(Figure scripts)
********
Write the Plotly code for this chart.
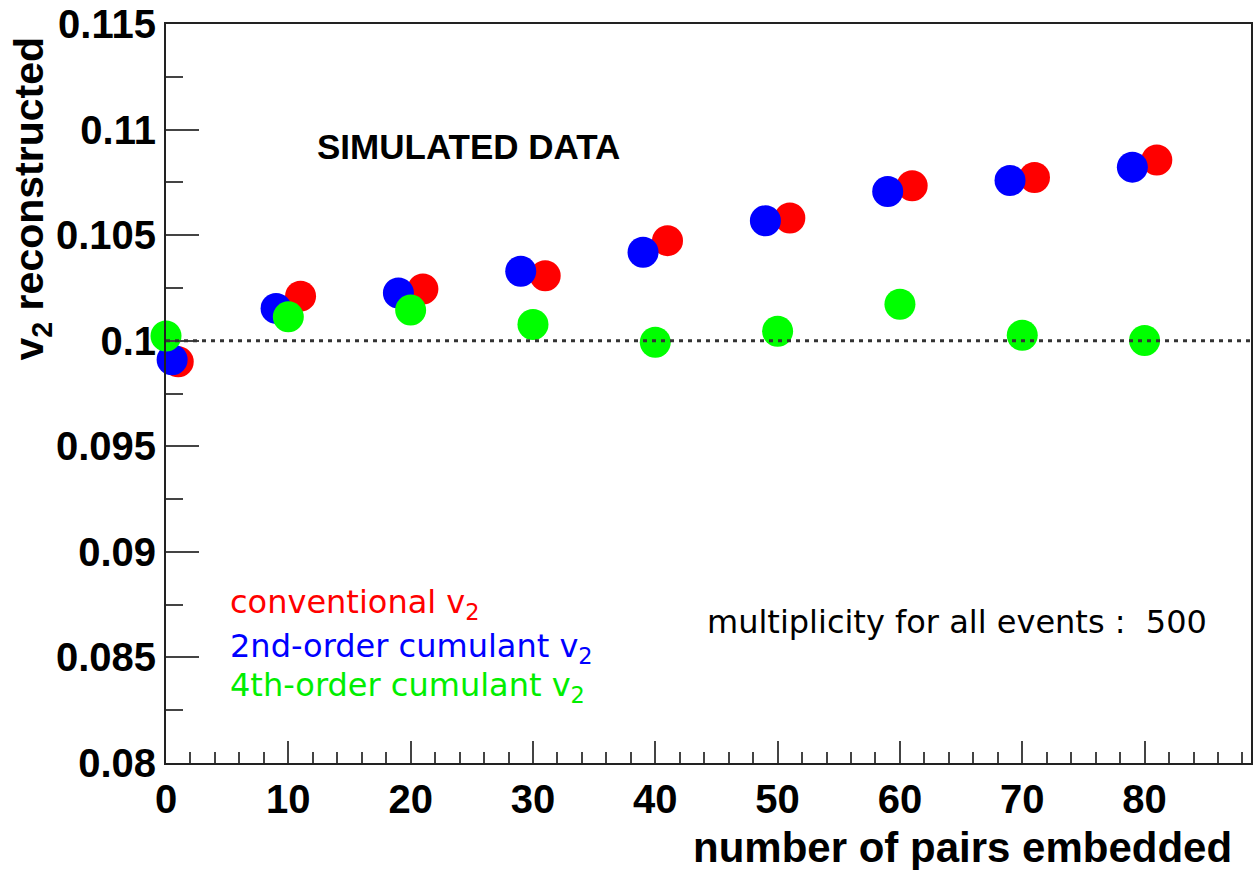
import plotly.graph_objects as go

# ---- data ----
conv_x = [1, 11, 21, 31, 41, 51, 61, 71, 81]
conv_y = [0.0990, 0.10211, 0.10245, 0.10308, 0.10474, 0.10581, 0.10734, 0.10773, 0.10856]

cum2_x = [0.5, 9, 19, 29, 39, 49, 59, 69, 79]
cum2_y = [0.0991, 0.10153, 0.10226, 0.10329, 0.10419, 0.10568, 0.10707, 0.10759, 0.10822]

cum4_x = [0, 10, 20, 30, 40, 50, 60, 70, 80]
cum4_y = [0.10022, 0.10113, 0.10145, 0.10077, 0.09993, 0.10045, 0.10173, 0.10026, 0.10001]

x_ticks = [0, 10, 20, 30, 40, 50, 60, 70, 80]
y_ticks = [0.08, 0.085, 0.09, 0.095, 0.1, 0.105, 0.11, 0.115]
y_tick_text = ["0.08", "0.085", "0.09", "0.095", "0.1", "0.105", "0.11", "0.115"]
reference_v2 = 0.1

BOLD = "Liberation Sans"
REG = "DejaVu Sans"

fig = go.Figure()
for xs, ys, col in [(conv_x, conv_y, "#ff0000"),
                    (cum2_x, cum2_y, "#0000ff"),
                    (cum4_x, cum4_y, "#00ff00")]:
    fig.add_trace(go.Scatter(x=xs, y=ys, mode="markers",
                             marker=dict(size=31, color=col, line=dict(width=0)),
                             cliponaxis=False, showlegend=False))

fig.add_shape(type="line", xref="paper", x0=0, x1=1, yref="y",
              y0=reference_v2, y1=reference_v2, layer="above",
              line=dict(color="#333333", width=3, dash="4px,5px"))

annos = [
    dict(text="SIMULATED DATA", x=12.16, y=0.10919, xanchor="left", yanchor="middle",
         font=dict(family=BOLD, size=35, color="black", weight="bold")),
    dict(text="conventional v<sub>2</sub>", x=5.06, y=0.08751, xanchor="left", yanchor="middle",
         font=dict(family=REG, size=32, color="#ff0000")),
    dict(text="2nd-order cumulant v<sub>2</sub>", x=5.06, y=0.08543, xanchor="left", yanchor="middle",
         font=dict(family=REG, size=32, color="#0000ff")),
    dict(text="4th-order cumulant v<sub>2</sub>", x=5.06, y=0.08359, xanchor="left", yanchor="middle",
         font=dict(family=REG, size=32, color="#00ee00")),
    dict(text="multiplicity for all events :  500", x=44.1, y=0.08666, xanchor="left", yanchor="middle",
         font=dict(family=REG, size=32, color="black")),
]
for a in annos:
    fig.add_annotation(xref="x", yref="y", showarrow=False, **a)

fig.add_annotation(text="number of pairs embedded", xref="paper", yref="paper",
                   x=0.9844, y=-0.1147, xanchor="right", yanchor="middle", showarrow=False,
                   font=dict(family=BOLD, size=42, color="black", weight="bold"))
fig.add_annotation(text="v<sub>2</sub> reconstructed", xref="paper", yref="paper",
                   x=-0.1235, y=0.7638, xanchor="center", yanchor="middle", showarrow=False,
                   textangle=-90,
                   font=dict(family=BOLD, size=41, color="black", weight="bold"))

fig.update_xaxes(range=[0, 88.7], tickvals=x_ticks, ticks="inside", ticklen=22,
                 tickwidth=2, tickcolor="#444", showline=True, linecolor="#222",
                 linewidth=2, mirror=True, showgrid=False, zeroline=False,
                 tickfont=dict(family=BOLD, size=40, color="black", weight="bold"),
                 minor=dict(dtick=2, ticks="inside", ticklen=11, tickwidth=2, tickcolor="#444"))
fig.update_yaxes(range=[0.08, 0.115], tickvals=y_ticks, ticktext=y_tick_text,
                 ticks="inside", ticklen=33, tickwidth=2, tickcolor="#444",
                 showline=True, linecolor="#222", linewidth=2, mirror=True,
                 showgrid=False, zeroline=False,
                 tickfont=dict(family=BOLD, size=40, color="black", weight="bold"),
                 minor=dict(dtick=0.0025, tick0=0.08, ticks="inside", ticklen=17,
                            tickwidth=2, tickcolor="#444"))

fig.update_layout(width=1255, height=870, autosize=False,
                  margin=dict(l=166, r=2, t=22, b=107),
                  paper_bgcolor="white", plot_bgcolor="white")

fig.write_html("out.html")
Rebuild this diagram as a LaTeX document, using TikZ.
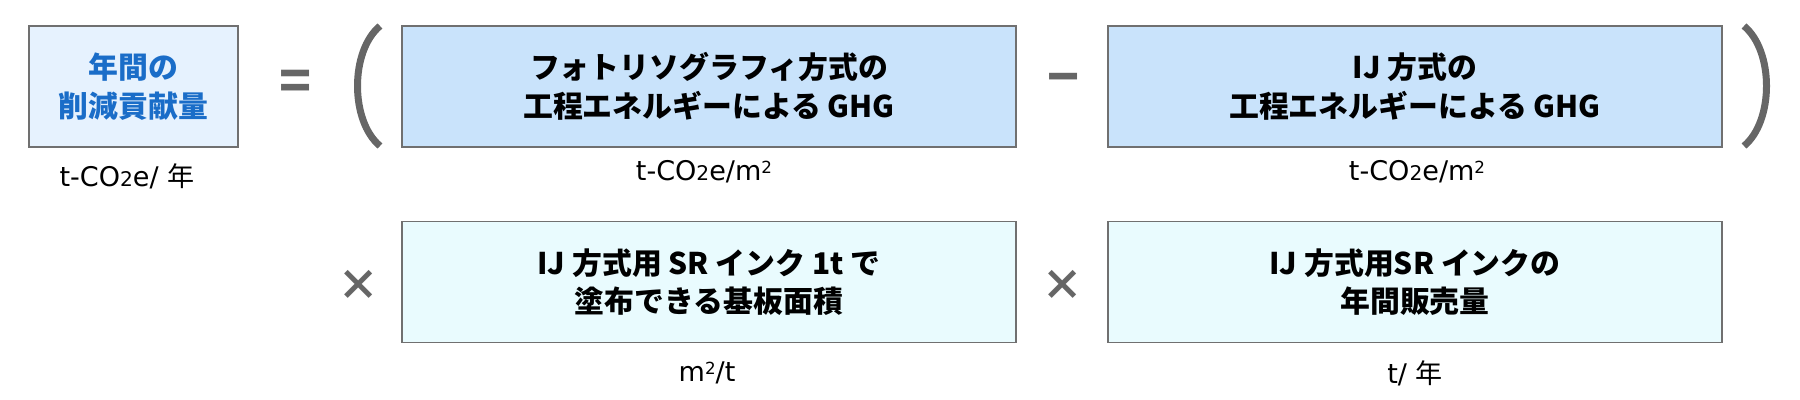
********
Given task: Using the material above, retype each entry exactly and omit the pictures.

Correct response:
Write the Plotly code for this chart.
import plotly.graph_objects as go

# ---- data ----
conv_x = [1, 11, 21, 31, 41, 51, 61, 71, 81]
conv_y = [0.0990, 0.10211, 0.10245, 0.10308, 0.10474, 0.10581, 0.10734, 0.10773, 0.10856]

cum2_x = [0.5, 9, 19, 29, 39, 49, 59, 69, 79]
cum2_y = [0.0991, 0.10153, 0.10226, 0.10329, 0.10419, 0.10568, 0.10707, 0.10759, 0.10822]

cum4_x = [0, 10, 20, 30, 40, 50, 60, 70, 80]
cum4_y = [0.10022, 0.10113, 0.10145, 0.10077, 0.09993, 0.10045, 0.10173, 0.10026, 0.10001]

x_ticks = [0, 10, 20, 30, 40, 50, 60, 70, 80]
y_ticks = [0.08, 0.085, 0.09, 0.095, 0.1, 0.105, 0.11, 0.115]
y_tick_text = ["0.08", "0.085", "0.09", "0.095", "0.1", "0.105", "0.11", "0.115"]
reference_v2 = 0.1

BOLD = "Liberation Sans"
REG = "DejaVu Sans"

fig = go.Figure()
for xs, ys, col in [(conv_x, conv_y, "#ff0000"),
                    (cum2_x, cum2_y, "#0000ff"),
                    (cum4_x, cum4_y, "#00ff00")]:
    fig.add_trace(go.Scatter(x=xs, y=ys, mode="markers",
                             marker=dict(size=31, color=col, line=dict(width=0)),
                             cliponaxis=False, showlegend=False))

fig.add_shape(type="line", xref="paper", x0=0, x1=1, yref="y",
              y0=reference_v2, y1=reference_v2, layer="above",
              line=dict(color="#333333", width=3, dash="4px,5px"))

annos = [
    dict(text="SIMULATED DATA", x=12.16, y=0.10919, xanchor="left", yanchor="middle",
         font=dict(family=BOLD, size=35, color="black", weight="bold")),
    dict(text="conventional v<sub>2</sub>", x=5.06, y=0.08751, xanchor="left", yanchor="middle",
         font=dict(family=REG, size=32, color="#ff0000")),
    dict(text="2nd-order cumulant v<sub>2</sub>", x=5.06, y=0.08543, xanchor="left", yanchor="middle",
         font=dict(family=REG, size=32, color="#0000ff")),
    dict(text="4th-order cumulant v<sub>2</sub>", x=5.06, y=0.08359, xanchor="left", yanchor="middle",
         font=dict(family=REG, size=32, color="#00ee00")),
    dict(text="multiplicity for all events :  500", x=44.1, y=0.08666, xanchor="left", yanchor="middle",
         font=dict(family=REG, size=32, color="black")),
]
for a in annos:
    fig.add_annotation(xref="x", yref="y", showarrow=False, **a)

fig.add_annotation(text="number of pairs embedded", xref="paper", yref="paper",
                   x=0.9844, y=-0.1147, xanchor="right", yanchor="middle", showarrow=False,
                   font=dict(family=BOLD, size=42, color="black", weight="bold"))
fig.add_annotation(text="v<sub>2</sub> reconstructed", xref="paper", yref="paper",
                   x=-0.1235, y=0.7638, xanchor="center", yanchor="middle", showarrow=False,
                   textangle=-90,
                   font=dict(family=BOLD, size=41, color="black", weight="bold"))

fig.update_xaxes(range=[0, 88.7], tickvals=x_ticks, ticks="inside", ticklen=22,
                 tickwidth=2, tickcolor="#444", showline=True, linecolor="#222",
                 linewidth=2, mirror=True, showgrid=False, zeroline=False,
                 tickfont=dict(family=BOLD, size=40, color="black", weight="bold"),
                 minor=dict(dtick=2, ticks="inside", ticklen=11, tickwidth=2, tickcolor="#444"))
fig.update_yaxes(range=[0.08, 0.115], tickvals=y_ticks, ticktext=y_tick_text,
                 ticks="inside", ticklen=33, tickwidth=2, tickcolor="#444",
                 showline=True, linecolor="#222", linewidth=2, mirror=True,
                 showgrid=False, zeroline=False,
                 tickfont=dict(family=BOLD, size=40, color="black", weight="bold"),
                 minor=dict(dtick=0.0025, tick0=0.08, ticks="inside", ticklen=17,
                            tickwidth=2, tickcolor="#444"))

fig.update_layout(width=1255, height=870, autosize=False,
                  margin=dict(l=166, r=2, t=22, b=107),
                  paper_bgcolor="white", plot_bgcolor="white")

fig.write_html("out.html")
Rebuild this diagram as a LaTeX document, using TikZ.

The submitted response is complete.